▸ Your task
The line containing "(0,0) rectangle (16.825,8.575);" marks the end: extract everything from the first line of the data through that line, exactly, with no pictures.

## Begin Dataset content

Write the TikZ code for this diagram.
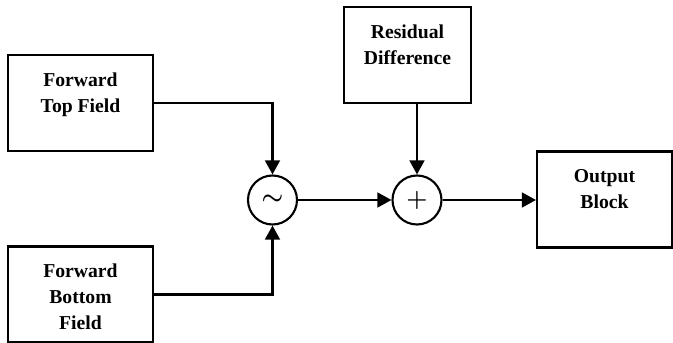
\documentclass[tikz,border=0pt]{standalone}
\usepackage{fontspec}
\setmainfont{Liberation Serif}
\usepackage{tikz}
\usetikzlibrary{arrows.meta,positioning}

\begin{document}
\begin{tikzpicture}[
    block/.style={rectangle, draw, line width=1.5pt, minimum height=2.4cm},
    blocktext/.style={anchor=north, align=center, inner sep=0pt, yshift=-0.46cm, font=\bfseries\fontsize{14}{18.4}\selectfont},
    op/.style={circle, draw, line width=1.5pt, minimum size=1.225cm, inner sep=0pt, font=\boldmath\fontsize{18}{18}\selectfont},
    arrow/.style={-{Triangle[length=3.5mm,width=3.7mm]}, line width=1.5pt}
]
    \useasboundingbox (0,0) rectangle (16.825,8.575);

    \node[block, minimum width=3.625cm, label={[blocktext]north:{Forward\\Top Field}}] (FTF) at (2.0125,6.0) {};
    \node[block, minimum width=3.625cm, label={[blocktext]north:{Forward\\Bottom\\Field}}] (FBF) at (2.0125,1.2125) {};
    \node[block, minimum width=3.175cm, label={[blocktext]north:{Residual\\Difference}}] (RD) at (10.1875,7.2) {};
    \node[block, minimum width=3.375cm, label={[blocktext]north:{Output\\Block}}] (OB) at (15.1125,3.5875) {};

    \node[op] (avg) at (6.8125,3.575) {$\sim$};
    \node[op] (sum) at (10.425,3.575) {$+$};

    \draw[arrow] (FTF.east) -| (avg.north);
    \draw[arrow] (FBF.east) -| (avg.south);
    \draw[arrow] (avg) -- (sum);
    \draw[arrow] (RD.south -| sum) -- (sum);
    \draw[arrow] (sum) -- (sum -| OB.west);
\end{tikzpicture}
\end{document}
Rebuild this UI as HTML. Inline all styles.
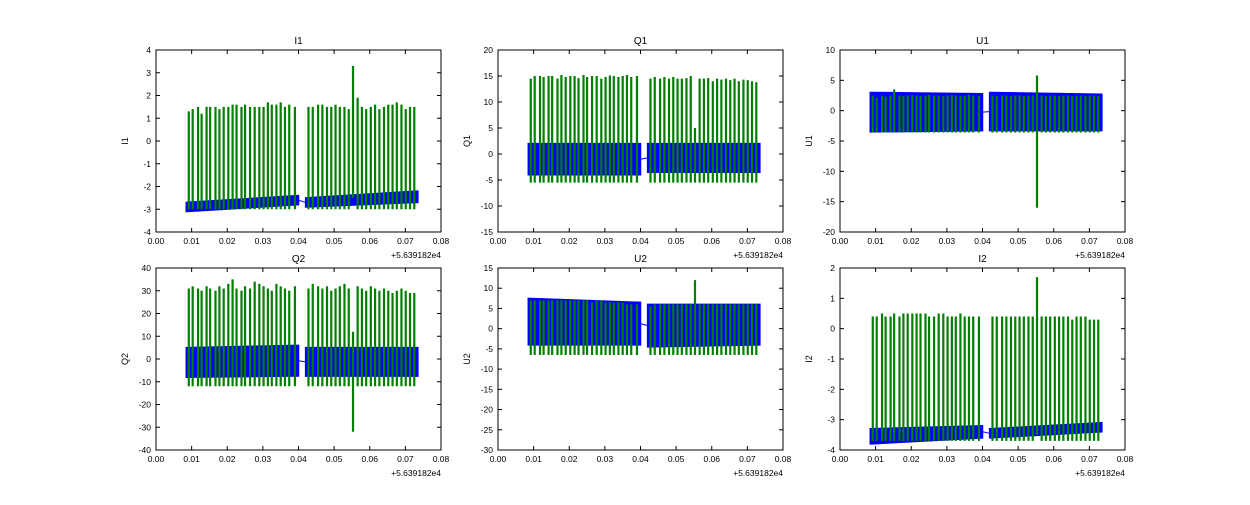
<!DOCTYPE html>
<html><head><meta charset="utf-8"><style>
body{margin:0;background:#fff;width:1250px;height:500px;overflow:hidden}
svg text{font-family:"Liberation Sans",sans-serif;fill:#000}
</style></head><body>
<svg id="fig" width="1250" height="500" xmlns="http://www.w3.org/2000/svg"></svg>
<script>
const xTicks=[0,0.01,0.02,0.03,0.04,0.05,0.06,0.07,0.08];
const xTickLabels=["0.00","0.01","0.02","0.03","0.04","0.05","0.06","0.07","0.08"];
const spikeTimes=[0.0092,0.0103,0.0118,0.0128,0.0142,0.0152,0.0167,0.0178,0.0190,0.0203,0.0215,0.0226,0.0240,0.0250,0.0264,0.0277,0.0290,0.0302,0.0314,0.0325,0.0338,0.0350,0.0362,0.0374,0.0390,
0.0428,0.0440,0.0455,0.0467,0.0480,0.0492,0.0504,0.0516,0.0529,0.0541,0.0553,0.0566,0.0578,0.0590,0.0603,0.0615,0.0627,0.0640,0.0652,0.0664,0.0676,0.0689,0.0701,0.0713,0.0725];
const segStarts=[0.0085,0.0420];
const segEnds=[0.0400,0.0735];
const panelNames=["I1","Q1","U1","Q2","U2","I2"];
const yMins=[-4,-15,-20,-40,-30,-4];
const yMaxs=[4,20,10,40,15,2];
const ySteps=[1,5,5,10,5,1];
// band [lo,hi] at start and end of each segment
const bandLoStart=[[-3.1,-2.9],[-4,-3.5],[-3.5,-3.3],[-8,-7.5],[-4,-4.5],[-3.8,-3.6]];
const bandLoEnd=[[-2.8,-2.7],[-4,-3.5],[-3.3,-3.3],[-7.5,-7.5],[-4,-4],[-3.6,-3.4]];
const bandHiStart=[[-2.7,-2.5],[2,2],[3,3],[5,5],[7.5,6],[-3.3,-3.3]];
const bandHiEnd=[[-2.4,-2.2],[2,2],[2.8,2.7],[6,5],[6.5,6],[-3.2,-3.1]];
const spikeTopsI1=[1.3,1.4,1.5,1.2,1.5,1.5,1.5,1.4,1.5,1.5,1.6,1.6,1.5,1.6,1.5,1.5,1.5,1.5,1.7,1.6,1.6,1.7,1.5,1.6,1.5,1.5,1.5,1.6,1.6,1.5,1.5,1.6,1.5,1.5,1.4,3.3,1.9,1.5,1.4,1.5,1.6,1.4,1.5,1.6,1.6,1.7,1.6,1.4,1.5,1.5];
const spikeTopsQ1=[14.5,15,15,14.8,15,15,14.5,15.2,14.8,15,15,14.6,15.2,14.8,15,15,14.5,14.8,15.1,15,14.8,15,15.2,14.8,15,14.5,14.8,14.5,14.8,14.5,14.8,14.5,14.5,14.6,15,5,14.5,14.5,14.6,14,14.5,14.3,14.5,14.2,14.5,14,14.3,14.2,14,13.8];
const spikeTopsU1=[2.5,2.2,2.5,2.3,2.5,3.5,2.5,2.4,2.5,2.6,2.5,2.4,2.5,2.6,2.5,2.5,2.4,2.5,2.6,2.5,2.4,2.5,2.6,2.5,2.4,2.5,2.4,2.5,2.5,2.4,2.5,2.5,2.4,2.5,2.5,5.8,2.5,2.4,2.5,2.5,2.4,2.5,2.5,2.4,2.5,2.5,2.4,2.5,2.5,2.4];
const spikeTopsQ2=[31,32,31,30,32,31,30,32,31,33,35,31,30,32,31,34,33,32,31,30,33,32,31,30,32,31,33,32,31,32,30,31,32,33,31,12,32,31,30,32,31,30,31,30,29,30,31,30,29,29];
const spikeTopsU2=[7,7,7,7,7,7,7,7,7,7,7,7,7,7,6.5,7,7,6.5,6.5,6.5,6.5,6.5,6,6,6,5.5,6,6,6,6,6,6,6,6,6,12,6,6,6,6,6,6,6,6,6,6,6,6,6,6];
const spikeTopsI2=[0.4,0.4,0.5,0.4,0.4,0.5,0.4,0.5,0.5,0.5,0.5,0.5,0.5,0.4,0.4,0.5,0.5,0.4,0.4,0.4,0.5,0.4,0.4,0.4,0.4,0.4,0.4,0.4,0.4,0.4,0.4,0.4,0.4,0.4,0.4,1.7,0.4,0.4,0.4,0.4,0.4,0.4,0.4,0.3,0.4,0.4,0.4,0.3,0.3,0.3];
const spikeTops=[spikeTopsI1,spikeTopsQ1,spikeTopsU1,spikeTopsQ2,spikeTopsU2,spikeTopsI2];
const spikeBottoms=[-3.0,-5.5,-3.6,-12,-6.5,-3.7];
const outlierTimes=[0.0553,0.0556,0.0553,0.0553,0.0556,0.0553];
const outlierLows=[-2.5,-14.5,-16,-32,-29,-3.5];

const NS="http://www.w3.org/2000/svg";
const fig=document.getElementById('fig');
function mk(tag,attrs,parent){const e=document.createElementNS(NS,tag);for(const k in attrs)e.setAttribute(k,attrs[k]);(parent||fig).appendChild(e);return e;}
const colX=[156,498,840],rowY=[50,268],W=285,H=182;
panelNames.forEach((name,p)=>{
  const x0=colX[p%3],y0=rowY[Math.floor(p/3)];
  const g=mk('g',{});
  
  
  const sx=v=>x0+v/0.08*W;
  const sy=v=>y0+H-(v-yMins[p])/(yMaxs[p]-yMins[p])*H;
  const clip=mk('clipPath',{id:'c'+p},g);mk('rect',{x:x0,y:y0,width:W,height:H},clip);
  const d=mk('g',{'clip-path':'url(#c'+p+')'},g);
  // bridge line
  const br=mk('line',{x1:sx(segEnds[0]),y1:sy((bandLoEnd[p][0]+bandHiEnd[p][0])/2),x2:sx(segStarts[1]),y2:sy((bandLoStart[p][1]+bandHiStart[p][1])/2),stroke:'#0000ff','stroke-width':1},d);
  
  // bands
  for(let s=0;s<2;s++){
    const pts=[[sx(segStarts[s]),sy(bandHiStart[p][s])],[sx(segEnds[s]),sy(bandHiEnd[p][s])],[sx(segEnds[s]),sy(bandLoEnd[p][s])],[sx(segStarts[s]),sy(bandLoStart[p][s])]];
    const b=mk('polygon',{points:pts.map(q=>q.join(',')).join(' '),fill:'#0000ff',stroke:'#0000ff','stroke-width':1.5},d);
    
    
  }
  // spikes
  spikeTimes.forEach((t,i)=>{
    const isOut=Math.abs(t-outlierTimes[p])<0.0002;
    const lo=isOut?outlierLows[p]:spikeBottoms[p];
    const l=mk('line',{x1:sx(t),x2:sx(t),y1:sy(spikeTops[p][i]),y2:sy(lo),stroke:'#007f00','stroke-width':2.2},d);
    
    
  });
  mk('rect',{x:x0,y:y0,width:W,height:H,fill:'none',stroke:'#000','stroke-width':1},g);
  // x ticks
  xTicks.forEach((v,i)=>{
    const X=sx(v);
    mk('line',{x1:X,x2:X,y1:y0+H,y2:y0+H-4,stroke:'#000'},g);
    mk('line',{x1:X,x2:X,y1:y0,y2:y0+4,stroke:'#000'},g);
    const t=mk('text',{x:X,y:y0+H+12,'font-size':8.5,'text-anchor':'middle'},g);t.textContent=xTickLabels[i];
    
  });
  for(let v=yMins[p];v<=yMaxs[p]+1e-9;v+=ySteps[p]){
    const Y=sy(v);
    mk('line',{x1:x0,x2:x0+4,y1:Y,y2:Y,stroke:'#000'},g);
    mk('line',{x1:x0+W,x2:x0+W-4,y1:Y,y2:Y,stroke:'#000'},g);
    const t=mk('text',{x:x0-5,y:Y+3,'font-size':8.5,'text-anchor':'end'},g);t.textContent=String(v);
    
  }
  const off=mk('text',{x:x0+W,y:y0+H+26,'font-size':8.5,'text-anchor':'end'},g);off.textContent='+5.639182e4';
  
  const ti=mk('text',{x:x0+W/2,y:y0-6,'font-size':10,'text-anchor':'middle'},g);ti.textContent=name;
  
  const yl=mk('text',{x:0,y:0,'font-size':9,'text-anchor':'middle',transform:'translate('+(x0-28)+','+(y0+H/2)+') rotate(-90)'},g);yl.textContent=name;
  
});
</script>
</body></html>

## End Dataset content

▸ Result of the task
Write the TikZ code for this diagram.
\documentclass[tikz,border=0pt]{standalone}
\usepackage{fontspec}
\setmainfont{Liberation Serif}
\usepackage{tikz}
\usetikzlibrary{arrows.meta,positioning}

\begin{document}
\begin{tikzpicture}[
    block/.style={rectangle, draw, line width=1.5pt, minimum height=2.4cm},
    blocktext/.style={anchor=north, align=center, inner sep=0pt, yshift=-0.46cm, font=\bfseries\fontsize{14}{18.4}\selectfont},
    op/.style={circle, draw, line width=1.5pt, minimum size=1.225cm, inner sep=0pt, font=\boldmath\fontsize{18}{18}\selectfont},
    arrow/.style={-{Triangle[length=3.5mm,width=3.7mm]}, line width=1.5pt}
]
    \useasboundingbox (0,0) rectangle (16.825,8.575);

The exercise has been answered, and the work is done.